Sehr geehrte Frau Jacob, wie stehen sie zur Einführung einer Grundwehrpflicht für alle jungen Erwachsenen die alternativ im sozialen Bereich abgeleistet werden kann?
Darüber hinaus sollte auch die Option bestehen, dass ehrenamtliches verantwortungsvolles Engagement von Jugendlichen in sozialen Bereichen, wie z.B. beim BRK, der Freiwilligen Feuerwehr, AWO, Diakonie oder Caritas, auf diese Pflichtzeiten angerechnet werden.
Dies wäre meines Erachtens ein Gewinn für alle jungen Leute, da sie mit den durch die Pflichtzeiten gewonnenen Erfahrungen unsere Gesellschaft und damit ihre eigene Zukunft realistischer gestalten könnten.
Diese Pflichtzeiten müssen von allen in Frage kommenden Institutionen und Verbänden gründlich vorbereitet, strukturiert und vernetzt werden, damit die jungen Leute nicht nur als billige Aushilfskräfte benutzt werden können.

Sehr geehrte Frau H.,
vielen Dank für Ihre Frage zu diesem wichtigen Thema.

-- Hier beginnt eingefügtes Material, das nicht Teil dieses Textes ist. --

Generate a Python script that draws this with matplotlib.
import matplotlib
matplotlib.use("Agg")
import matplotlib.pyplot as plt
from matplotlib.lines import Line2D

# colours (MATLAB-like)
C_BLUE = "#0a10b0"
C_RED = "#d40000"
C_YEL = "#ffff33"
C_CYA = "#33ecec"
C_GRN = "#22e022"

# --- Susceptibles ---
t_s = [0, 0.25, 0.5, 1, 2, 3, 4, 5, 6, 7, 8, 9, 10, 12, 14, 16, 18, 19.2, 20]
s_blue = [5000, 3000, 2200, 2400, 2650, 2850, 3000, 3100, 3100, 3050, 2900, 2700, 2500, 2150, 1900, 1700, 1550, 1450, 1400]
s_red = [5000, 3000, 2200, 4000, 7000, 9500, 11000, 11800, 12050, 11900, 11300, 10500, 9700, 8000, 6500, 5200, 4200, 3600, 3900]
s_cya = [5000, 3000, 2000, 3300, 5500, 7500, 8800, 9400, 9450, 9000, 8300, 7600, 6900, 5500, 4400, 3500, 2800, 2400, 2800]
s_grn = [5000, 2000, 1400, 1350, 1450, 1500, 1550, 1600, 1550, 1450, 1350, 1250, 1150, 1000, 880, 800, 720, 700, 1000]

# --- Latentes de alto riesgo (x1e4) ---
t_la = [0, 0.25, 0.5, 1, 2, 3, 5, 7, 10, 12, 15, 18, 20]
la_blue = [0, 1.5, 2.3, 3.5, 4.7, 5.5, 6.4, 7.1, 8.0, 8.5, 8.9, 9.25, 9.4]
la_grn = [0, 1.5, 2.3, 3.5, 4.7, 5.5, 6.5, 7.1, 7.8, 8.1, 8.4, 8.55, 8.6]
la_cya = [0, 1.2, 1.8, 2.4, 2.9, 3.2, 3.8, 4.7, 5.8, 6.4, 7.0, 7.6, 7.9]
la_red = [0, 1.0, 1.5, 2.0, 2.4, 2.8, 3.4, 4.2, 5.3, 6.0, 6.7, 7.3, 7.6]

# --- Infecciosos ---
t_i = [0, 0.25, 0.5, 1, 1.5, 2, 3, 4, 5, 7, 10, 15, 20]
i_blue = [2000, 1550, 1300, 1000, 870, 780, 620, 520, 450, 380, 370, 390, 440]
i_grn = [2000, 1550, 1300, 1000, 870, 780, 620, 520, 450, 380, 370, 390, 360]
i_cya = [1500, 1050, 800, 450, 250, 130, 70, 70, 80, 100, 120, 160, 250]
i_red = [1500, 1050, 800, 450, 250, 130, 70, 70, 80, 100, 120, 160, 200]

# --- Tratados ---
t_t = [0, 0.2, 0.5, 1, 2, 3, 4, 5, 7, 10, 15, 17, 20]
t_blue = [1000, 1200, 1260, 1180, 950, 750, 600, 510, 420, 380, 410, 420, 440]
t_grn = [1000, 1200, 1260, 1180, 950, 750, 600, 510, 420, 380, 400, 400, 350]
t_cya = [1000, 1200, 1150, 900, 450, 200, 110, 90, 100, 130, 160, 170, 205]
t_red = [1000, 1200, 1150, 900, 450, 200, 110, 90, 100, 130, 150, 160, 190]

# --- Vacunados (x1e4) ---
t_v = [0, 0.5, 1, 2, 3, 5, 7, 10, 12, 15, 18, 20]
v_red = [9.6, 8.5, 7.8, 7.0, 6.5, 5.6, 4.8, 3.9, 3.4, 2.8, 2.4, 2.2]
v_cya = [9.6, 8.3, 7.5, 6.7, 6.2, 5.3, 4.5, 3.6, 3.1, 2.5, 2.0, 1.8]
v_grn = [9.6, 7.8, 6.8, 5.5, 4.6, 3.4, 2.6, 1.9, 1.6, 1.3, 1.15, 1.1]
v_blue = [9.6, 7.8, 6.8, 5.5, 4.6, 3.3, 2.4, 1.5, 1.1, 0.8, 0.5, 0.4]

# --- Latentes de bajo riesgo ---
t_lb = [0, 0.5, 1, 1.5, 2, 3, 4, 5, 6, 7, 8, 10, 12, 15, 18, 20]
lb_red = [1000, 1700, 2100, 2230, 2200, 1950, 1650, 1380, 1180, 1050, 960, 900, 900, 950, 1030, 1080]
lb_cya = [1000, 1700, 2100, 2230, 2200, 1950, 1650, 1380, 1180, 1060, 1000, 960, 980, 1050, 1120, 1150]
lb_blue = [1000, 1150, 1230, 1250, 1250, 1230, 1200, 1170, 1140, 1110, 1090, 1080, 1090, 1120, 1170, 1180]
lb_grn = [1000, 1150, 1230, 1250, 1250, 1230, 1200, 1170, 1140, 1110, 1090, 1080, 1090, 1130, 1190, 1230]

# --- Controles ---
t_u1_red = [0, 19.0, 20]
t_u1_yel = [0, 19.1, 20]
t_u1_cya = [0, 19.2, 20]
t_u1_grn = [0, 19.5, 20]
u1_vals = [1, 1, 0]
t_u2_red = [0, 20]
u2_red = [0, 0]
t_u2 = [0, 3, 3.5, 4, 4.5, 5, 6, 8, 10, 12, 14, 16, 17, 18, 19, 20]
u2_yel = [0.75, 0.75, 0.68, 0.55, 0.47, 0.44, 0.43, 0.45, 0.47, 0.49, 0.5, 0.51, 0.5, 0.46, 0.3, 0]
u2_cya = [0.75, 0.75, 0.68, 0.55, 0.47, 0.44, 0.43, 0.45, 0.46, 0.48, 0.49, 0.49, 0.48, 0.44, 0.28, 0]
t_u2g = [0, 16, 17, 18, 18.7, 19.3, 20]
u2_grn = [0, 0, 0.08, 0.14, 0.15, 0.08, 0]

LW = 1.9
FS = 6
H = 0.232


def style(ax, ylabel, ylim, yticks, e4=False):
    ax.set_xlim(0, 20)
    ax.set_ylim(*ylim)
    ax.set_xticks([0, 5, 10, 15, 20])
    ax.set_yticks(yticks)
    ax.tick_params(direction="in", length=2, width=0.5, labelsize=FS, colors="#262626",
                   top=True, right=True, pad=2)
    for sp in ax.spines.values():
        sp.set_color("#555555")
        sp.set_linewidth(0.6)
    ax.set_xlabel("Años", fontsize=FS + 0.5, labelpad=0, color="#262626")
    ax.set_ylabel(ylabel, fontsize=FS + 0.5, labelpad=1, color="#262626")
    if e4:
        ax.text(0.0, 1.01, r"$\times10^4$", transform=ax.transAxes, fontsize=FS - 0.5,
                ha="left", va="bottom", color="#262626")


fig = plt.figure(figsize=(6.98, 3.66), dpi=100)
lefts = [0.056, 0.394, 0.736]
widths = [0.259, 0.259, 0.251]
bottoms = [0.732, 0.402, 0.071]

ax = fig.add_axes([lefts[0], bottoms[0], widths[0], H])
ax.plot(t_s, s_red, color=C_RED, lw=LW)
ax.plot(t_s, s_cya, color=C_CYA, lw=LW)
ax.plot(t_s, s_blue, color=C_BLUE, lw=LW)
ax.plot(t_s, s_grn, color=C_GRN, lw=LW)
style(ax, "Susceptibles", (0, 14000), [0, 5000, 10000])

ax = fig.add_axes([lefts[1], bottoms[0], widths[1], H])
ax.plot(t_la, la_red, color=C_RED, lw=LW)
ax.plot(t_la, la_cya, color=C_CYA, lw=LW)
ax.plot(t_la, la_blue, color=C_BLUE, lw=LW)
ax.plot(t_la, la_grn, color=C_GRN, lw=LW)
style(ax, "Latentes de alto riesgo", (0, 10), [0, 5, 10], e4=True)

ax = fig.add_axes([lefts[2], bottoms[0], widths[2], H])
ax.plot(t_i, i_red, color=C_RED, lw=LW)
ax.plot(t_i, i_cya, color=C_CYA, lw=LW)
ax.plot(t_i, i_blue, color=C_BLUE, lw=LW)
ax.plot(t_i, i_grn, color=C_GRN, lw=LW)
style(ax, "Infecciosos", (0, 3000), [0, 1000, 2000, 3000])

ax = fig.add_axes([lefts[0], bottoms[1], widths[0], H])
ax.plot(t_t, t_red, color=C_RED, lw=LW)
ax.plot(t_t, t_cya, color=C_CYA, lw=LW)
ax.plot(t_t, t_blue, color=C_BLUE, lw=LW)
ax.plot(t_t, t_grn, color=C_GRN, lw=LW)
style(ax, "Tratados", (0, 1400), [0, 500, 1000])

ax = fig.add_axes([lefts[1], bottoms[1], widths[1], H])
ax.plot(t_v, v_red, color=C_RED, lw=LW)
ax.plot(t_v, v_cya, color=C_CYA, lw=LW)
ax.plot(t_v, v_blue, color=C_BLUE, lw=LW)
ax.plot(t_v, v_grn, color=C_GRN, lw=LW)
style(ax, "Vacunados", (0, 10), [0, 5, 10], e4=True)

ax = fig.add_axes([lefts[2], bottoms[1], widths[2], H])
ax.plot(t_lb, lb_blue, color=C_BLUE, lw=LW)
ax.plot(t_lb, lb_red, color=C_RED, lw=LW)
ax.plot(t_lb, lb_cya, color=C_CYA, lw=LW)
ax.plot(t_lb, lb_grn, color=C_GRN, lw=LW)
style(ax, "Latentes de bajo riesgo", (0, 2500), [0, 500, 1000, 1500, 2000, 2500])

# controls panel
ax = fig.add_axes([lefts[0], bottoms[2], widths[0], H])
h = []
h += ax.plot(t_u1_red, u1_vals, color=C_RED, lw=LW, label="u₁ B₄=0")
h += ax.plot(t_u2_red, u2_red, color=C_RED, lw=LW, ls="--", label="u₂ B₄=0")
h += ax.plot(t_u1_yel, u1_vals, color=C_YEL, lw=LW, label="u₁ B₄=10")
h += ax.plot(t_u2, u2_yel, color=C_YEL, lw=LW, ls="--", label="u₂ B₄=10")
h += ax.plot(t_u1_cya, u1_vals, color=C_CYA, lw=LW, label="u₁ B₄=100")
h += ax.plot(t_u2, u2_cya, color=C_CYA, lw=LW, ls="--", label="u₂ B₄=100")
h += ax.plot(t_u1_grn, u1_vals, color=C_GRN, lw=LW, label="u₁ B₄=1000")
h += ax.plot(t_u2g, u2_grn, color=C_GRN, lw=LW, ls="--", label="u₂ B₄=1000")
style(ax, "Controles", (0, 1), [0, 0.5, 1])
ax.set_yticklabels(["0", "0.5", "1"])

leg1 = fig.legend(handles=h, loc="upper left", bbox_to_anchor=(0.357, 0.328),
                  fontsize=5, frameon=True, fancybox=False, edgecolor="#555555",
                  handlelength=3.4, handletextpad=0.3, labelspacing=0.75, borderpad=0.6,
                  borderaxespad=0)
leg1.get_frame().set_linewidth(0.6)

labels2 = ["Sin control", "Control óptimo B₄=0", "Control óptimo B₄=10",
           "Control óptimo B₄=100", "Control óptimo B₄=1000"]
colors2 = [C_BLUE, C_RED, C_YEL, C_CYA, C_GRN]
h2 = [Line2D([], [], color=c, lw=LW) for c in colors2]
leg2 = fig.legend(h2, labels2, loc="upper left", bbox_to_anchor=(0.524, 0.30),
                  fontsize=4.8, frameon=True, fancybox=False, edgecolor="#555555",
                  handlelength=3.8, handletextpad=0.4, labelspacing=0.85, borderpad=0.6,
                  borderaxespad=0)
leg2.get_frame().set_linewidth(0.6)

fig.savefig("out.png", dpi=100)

Um die Einsatzbereitschaft der Bundeswehr sicherzustellen, muss sie personell und materiell gut ausgestattet sein. Das ist angesichts der Entwicklungen der letzten Tage und Wochen nochmal wichtiger, da sich die Sicherheitslage in Europa fundamental verändert hat. Das Ziel ist klar: Wir müssen den Frieden in Europa sichern. Dafür müssen wir als größte Volkswirtschaft Europas unser politisches und ökonomisches Gewicht in die Waagschale werfen und auch militärisch wehrhafter werden. Uns eint uns also das Ziel, unser Land verteidigungsfähig zu machen. Dennoch sind wir der Meinung, dass wir zunächst das noch lange nicht ausgeschöpfte Potential der Freiwilligkeit ausschöpfen sollten, bevor wir junge Menschen zum Wehr- oder Zivildienst verpflichten. Beim Grundwehrdienst haben wir hohe Abbrecherquoten. Wir haben also nichts gewonnen, wenn wir junge Menschen dazu verpflichten, den Dienst zu tun, sie diesen dann nur widerwillig durchhalten und der Truppe danach den Rücken kehren. Bei einer Grundwehrpflicht stellen sich zudem Struktur- und Kapazitätsfragen, die zuerst gelöst werden müssten.
Beim Wehrdienst wollen wir deshalb:
- Den freiwilligen Wehrdienst und die Reserve für eine breite Zielgruppe attraktiver machen und durch gute Lebens- und Arbeitsbedingungen für Soldat*innen Personal langfristig binden.
- Neben den notwendigen Investitionen braucht es auch strukturelle Reformen. Dazu gehören etwa die bessere Vereinbarkeit von Familie und Beruf, Bürokratieabbau, eine angemessene Ausrüstung und Fortbildungsmöglichkeiten.
Für den potenziellen Verteidigungsfall braucht es aber gleichzeitig schnelle Rekrutierungsmechanismen – unterstützt durch eine neue Form der Wehrerfassung, die auch den Zivil- und Heimatschutz stärkt.
Bei zivilen Freiwilligendiensten wollen wir das Recht auf einen Freiwilligendienst verankern und die Plätze im Bundesfreiwilligendienst entsprechend ausbauen und verlässlich finanzieren. Denn viele Menschen – ob jung oder alt, mit oder ohne Behinderung – möchten sich im Freiwilligendienst engagieren und wir wollen sicherstellen, dass alle Menschen auch die Möglichkeit hierzu haben. Dafür wollen wir die Bedingungen für diese Personengruppen verbessern und sozial gestaffelte Unterstützungsmöglichkeiten schaffen. Wir wollen für eine faire Vergütung und umfassende Informationsmöglichkeiten, insbesondere an Schulen, sorgen.